* _WHAT TO WORK ON_:
Return every line of the data below that includes the string "this".

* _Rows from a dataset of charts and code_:
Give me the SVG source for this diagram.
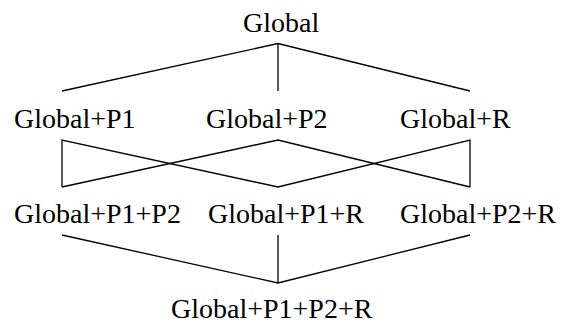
<svg xmlns="http://www.w3.org/2000/svg" width="564" height="333" viewBox="0 0 564 333">
<style>
text{font-family:"Liberation Serif","Times New Roman",serif;font-size:28px;fill:#000}
.e{stroke:#000;stroke-width:1.3;fill:none}
</style>
<rect width="564" height="333" fill="#fff"/>
<g id="connectors">
<path class="e" d="M62,91 L278,43.5 L470,91 M278,43.5 L278,91"/>
<path class="e" d="M62,187 L62,140 L278,187 L470,140 L470,187 M62,187 L278,140 L470,187"/>
<path class="e" d="M62,235 L278,283 L470,235 M278,235 L278,283"/>
</g>
<g id="n0"><text x="243" y="32">Global</text></g>
<g id="n1"><text x="14" y="128">Global+P1</text></g>
<g id="n2"><text x="206" y="128">Global+P2</text></g>
<g id="n3"><text x="400" y="128">Global+R</text></g>
<g id="n4"><text x="14" y="223">Global+P1+P2</text></g>
<g id="n5"><text x="208" y="223">Global+P1+R</text></g>
<g id="n6"><text x="400" y="223">Global+P2+R</text></g>
<g id="n7"><text x="171" y="318">Global+P1+P2+R</text></g>
</svg>
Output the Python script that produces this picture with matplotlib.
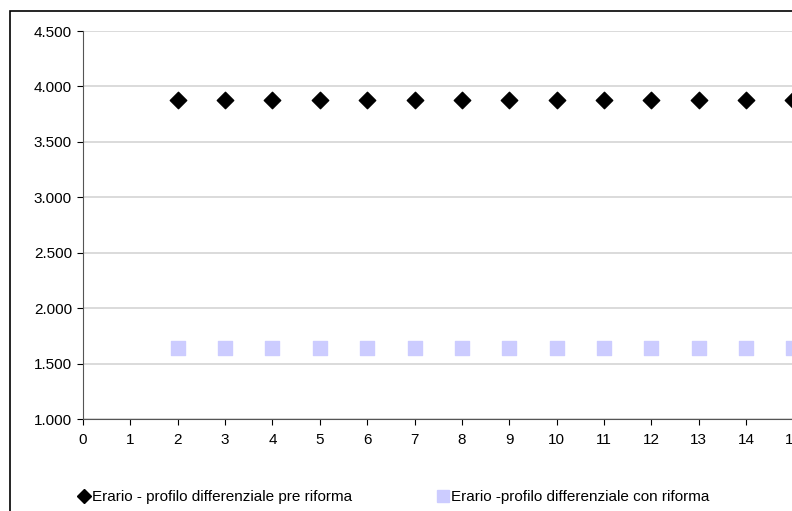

* _OUTPUT OF THE EXERCISE_:
Give me the SVG source for this diagram.
Output the Python script that produces this picture with matplotlib.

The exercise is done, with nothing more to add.